Bütün bu maddi yokluklar onun manen var olmasına engel değildi.

“Ekonomik çıkar”larını değil, istiklâlini düşünerek yaşamak onun yaşam tarzıydı.

Ne insanlar gördüm üstünde urbası yok

Ne urbalar gördüm içinde insan yok

                                     

BEYAZ SESSİZLİK

Maraş mücadelesinde zaferin kazanıldığı gün Abdal Halil Ağa’nın davulunu çalmadığı gündür.

Yani Fransızların şehre girdiği günden bir gün önce, zafer kazanılmıştır.

28 Ekim 1919 Maraş’ın tarih önünde onurunun kurtuluş günüdür.

Silahlı işgal güçlerinin, altınların, tehditlerin Abdal Halil Ağa’nın ruhunu, inancını zerre kadar sarsamayacağını keşke o gün anlasalardı.

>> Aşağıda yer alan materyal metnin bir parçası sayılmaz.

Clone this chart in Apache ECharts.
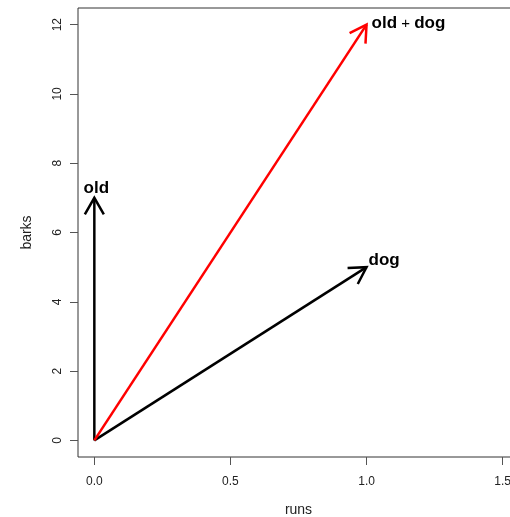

29 Ekim 1919 da şehre geldiklerinde davulların çalmadığını, Abdal Halil Ağa’nın ve davulunun karşılayanlar arasında olmadığını keşke bilselerdi.

Şehre girdikleri gün evlerde Maraşlı kadınlar sessizce gözyaşlarını döküyorlardı.

Maraş bembeyaz karlar altındaydı.

Abdal Halil Ağa beyaz elbisesini giymiş, davulunu susturmuş sessizce bekliyordu.

Şehirde beyaz bir sessizlik yankılanıyordu.

29 Ekim 1919 Çarşamba akşamı Şeyh Adil istikâmetinden şehre giren, 500 kişilik öncü birliği Abdal Halil Ağa’nın “beyaz sessizliği” karşılamıştı.

“Beyaz sessizlik” Abdal Halil Ağa’nın tarihe yazdığı bestesinin adıdır.